Let me start this by saying that I expected Bayern to progress but not without a fight. My reasoning was that Zenit St Petersburg would be missing a number of key personnel including the suspended Andrei Arshavin, Radek Šírl and Fernando Ricksen, as well as Nicolas Lombaerts and Kim Dong Jin through injury. This left them with only two available defenders – Ivica Križanac and Aleksandr Anyukov. Their back four for yesterday’s match was rounded out by Roman Shirokov, a midfielder recently converted to the centre-half position, and 38-year-old midfielder Olexandr Gorshkov who was deployed as a makeshift left-back.

Well, as it turns out, Zenit turned in an amazing performance and thrashed Bayern 4-0 at home. Of course, Bayern may argue that the pitch played a part in the result as Zenit’s pitch has been in such bad condition since the start of the Russian season in March that league officials considered banning the stadium for domestic matches.

However, to blame the loss on the solely on the pitch conditions would be dishonest. Bayern had plenty of chances and simply did not make the most of them whereas Zenit did. Bayern could have had a lead within the opening 3 minutes but Miroslav Klose’s shot was cleared heroically by Shirokov as his keeper Vyacheslav Malafeev had be cleanly beaten. Just a minute or two later the Petrovsky Stadium erupted as Pavel Pogrebnyak delivered on his pre-match promise to take care of Zenit’s scoring by blasting a 25-metre free-kick through the wall and past Oliver Kahn. It was poor defending by Bayern as the wall did not remain compact. Ribery, for one, broke away and turned his body, which opened space for the shot to rocket through. Schweinsteiger also turned away rather than staying square to the shot.

It went from bad to worse for Bayern as it was 2-0 on 39 minutes as Alejandro Dominguez played in Konstantin Zyrianov, who shimmied past Martín Demichelis beautifully before steering the ball into the far corner. Lukas Podolski and Christian Lell came on for Zé Roberto and Marcell Jansen at half-time, a move which almost paid dividends when Podolski set up Luca Toni to force a reflex save from Malafeev. Bastian Schweinsteiger also tested the keeper with a strong shot.

Zenit continued their calm, assured play through the seond half adding another goal from Pogrebnyak and one from Victor Fayzulin to hand Bayern a loss that equals their heaviest previous defeat in European club competition (they’d previously suffered 4 goal losses to Ajax, Eintracht Frankfurt and FC Copenhagen).

Zenit will face Rangers in the final on the 14th of May in Manchester. Rangers advanced to the final after holding their nerve through a scoreless draw and then winning the penalty shootout 4-2. Fiorentina had 27 shots on goal in this game alone and will feel a bit hard done by but their finishing was simply not up to par in either of the matches. I don’t feel that Rangers played particularly well in either match but considering their injury/suspension problems they did what they had to in order to advance.

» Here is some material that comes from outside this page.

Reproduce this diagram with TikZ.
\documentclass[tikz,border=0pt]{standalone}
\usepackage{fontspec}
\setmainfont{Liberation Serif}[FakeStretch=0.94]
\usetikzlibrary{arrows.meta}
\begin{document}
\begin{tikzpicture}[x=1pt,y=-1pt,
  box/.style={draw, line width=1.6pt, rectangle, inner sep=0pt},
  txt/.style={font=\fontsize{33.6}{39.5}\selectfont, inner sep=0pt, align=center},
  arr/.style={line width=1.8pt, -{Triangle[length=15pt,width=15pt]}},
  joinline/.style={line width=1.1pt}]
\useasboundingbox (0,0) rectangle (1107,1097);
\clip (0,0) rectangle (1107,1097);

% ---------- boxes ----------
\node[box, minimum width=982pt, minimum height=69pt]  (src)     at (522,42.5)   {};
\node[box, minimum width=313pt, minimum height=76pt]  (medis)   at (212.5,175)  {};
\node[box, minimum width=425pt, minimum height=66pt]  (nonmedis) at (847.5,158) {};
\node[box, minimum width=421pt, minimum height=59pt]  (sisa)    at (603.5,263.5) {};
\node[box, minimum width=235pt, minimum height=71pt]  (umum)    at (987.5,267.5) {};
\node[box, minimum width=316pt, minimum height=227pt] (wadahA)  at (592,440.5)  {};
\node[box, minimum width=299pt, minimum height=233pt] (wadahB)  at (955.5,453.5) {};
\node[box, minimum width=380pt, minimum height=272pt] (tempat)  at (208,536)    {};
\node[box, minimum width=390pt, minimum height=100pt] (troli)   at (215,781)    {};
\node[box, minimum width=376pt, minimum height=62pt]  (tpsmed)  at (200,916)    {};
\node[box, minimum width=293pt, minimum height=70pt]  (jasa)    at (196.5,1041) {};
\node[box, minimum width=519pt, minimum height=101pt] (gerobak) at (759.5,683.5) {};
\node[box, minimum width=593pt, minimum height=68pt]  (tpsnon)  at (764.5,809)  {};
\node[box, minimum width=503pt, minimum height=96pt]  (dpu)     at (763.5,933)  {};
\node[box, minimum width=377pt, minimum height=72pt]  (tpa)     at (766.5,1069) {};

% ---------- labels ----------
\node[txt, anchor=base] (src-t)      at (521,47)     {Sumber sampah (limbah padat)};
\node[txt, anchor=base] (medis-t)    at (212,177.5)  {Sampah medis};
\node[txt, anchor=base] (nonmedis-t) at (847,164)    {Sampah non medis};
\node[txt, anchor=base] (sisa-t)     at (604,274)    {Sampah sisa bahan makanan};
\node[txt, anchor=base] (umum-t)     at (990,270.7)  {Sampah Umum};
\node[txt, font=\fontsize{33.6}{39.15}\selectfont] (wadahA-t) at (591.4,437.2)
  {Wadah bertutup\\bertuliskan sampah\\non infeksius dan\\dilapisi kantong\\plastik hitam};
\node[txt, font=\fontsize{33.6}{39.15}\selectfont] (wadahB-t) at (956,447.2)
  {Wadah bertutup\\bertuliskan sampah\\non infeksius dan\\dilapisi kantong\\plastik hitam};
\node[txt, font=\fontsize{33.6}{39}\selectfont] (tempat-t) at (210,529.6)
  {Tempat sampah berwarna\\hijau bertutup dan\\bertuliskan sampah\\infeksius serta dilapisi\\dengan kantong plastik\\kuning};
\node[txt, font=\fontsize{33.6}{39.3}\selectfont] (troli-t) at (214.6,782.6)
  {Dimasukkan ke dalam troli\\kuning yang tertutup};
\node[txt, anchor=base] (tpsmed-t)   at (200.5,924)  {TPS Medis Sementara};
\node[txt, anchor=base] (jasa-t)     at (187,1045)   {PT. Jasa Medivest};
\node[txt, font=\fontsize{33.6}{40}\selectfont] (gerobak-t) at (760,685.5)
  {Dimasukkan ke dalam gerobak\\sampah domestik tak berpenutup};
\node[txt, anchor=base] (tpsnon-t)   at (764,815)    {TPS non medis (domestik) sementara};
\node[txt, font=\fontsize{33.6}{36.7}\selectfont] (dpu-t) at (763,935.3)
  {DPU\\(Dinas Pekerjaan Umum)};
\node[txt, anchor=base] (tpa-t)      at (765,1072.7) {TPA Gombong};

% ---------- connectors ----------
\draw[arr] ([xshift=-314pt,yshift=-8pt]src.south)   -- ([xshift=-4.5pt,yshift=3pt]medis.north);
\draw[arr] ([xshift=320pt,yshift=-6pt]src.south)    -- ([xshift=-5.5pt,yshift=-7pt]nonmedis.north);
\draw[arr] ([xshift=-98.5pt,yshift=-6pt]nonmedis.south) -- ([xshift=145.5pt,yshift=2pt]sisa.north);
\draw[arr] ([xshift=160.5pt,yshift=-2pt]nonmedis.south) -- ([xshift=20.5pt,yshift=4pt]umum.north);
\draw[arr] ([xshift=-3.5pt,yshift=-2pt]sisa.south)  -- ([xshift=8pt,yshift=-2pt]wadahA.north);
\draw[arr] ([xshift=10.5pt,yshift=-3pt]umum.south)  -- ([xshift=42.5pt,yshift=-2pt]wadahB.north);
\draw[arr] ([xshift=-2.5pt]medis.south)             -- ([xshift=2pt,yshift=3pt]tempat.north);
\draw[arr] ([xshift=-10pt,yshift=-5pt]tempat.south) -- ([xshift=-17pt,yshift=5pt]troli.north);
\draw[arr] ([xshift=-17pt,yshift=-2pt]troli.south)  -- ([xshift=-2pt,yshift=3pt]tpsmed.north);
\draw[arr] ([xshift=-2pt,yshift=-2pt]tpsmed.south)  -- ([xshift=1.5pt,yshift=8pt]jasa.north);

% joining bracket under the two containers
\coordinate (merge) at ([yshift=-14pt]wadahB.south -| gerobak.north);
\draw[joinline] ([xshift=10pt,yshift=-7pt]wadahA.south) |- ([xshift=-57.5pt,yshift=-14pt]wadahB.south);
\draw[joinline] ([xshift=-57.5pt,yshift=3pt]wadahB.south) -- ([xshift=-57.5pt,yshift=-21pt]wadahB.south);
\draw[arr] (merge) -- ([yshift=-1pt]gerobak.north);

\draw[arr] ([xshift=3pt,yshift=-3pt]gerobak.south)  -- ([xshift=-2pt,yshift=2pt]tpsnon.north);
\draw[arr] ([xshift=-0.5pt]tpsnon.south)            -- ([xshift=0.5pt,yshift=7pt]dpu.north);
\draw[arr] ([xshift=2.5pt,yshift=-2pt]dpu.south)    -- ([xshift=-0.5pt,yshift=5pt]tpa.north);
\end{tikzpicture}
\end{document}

You could argue that with the match in the UK that Rangers might hold a slight “home” advantage. However, any team that beats Bayern 4-0 must be the favourites going into the final and I am certainly not going to bet against Zenit again anytime soon. It’ll be an interesting matchup of two experienced and well-respected managers in Walter Smith & Dick Advocaat.

One major disappointment for Zenit is that Pogrebnyak, booked for an innocuous looking aerial challenge with Lucio, will not feature in the final. Pogrebnyak is the tournament’s top scorer with 11 goals. Zenit manager Dick Advocaat defended his decision to not substitute Pogrebnyak, who is prone to picking up yellow cards, after he had scored the last goal in the 73rd minute. “I had to keep the strongest team on the pitch because you can never count Bayern out,” Advocaat said. “We all know what happened in their match against Getafe.”

As I’ve written about before, Pogrebnyak is a rising star and it will be interesting to see if he remains with Zenit over the summer over if one of Europe’s rich clubs like Manchester United come calling. I think he’d be a good fit for a club like United who lack an out-and-out centre forward.

After starting out in the Spartak Moscow system, Pogrebnyak’s career stalled for a couple of seasons before his breakthrough with FC Tom’ Tomsk in 2006 as he scored 13 goals in 26 matches and became one of the favorites of the local fans. In 51 official matches for Zenit, Pogrebnyak has scored 28 goals. In the Russian Championship he has scored 12 goals in 30 matches. Zenit signed him to a 3-year deal in 2006 so he’ll be looking for his next contract this summer and Zenit fans will hope the club can look up this goal-machine for a few more seasons. Zenit are backed by the seemingly limitless resources of Russian energy giant Gazprom and will make their Champions League debut in September so those may play a part in any decision Pogrebnyak makes about his future.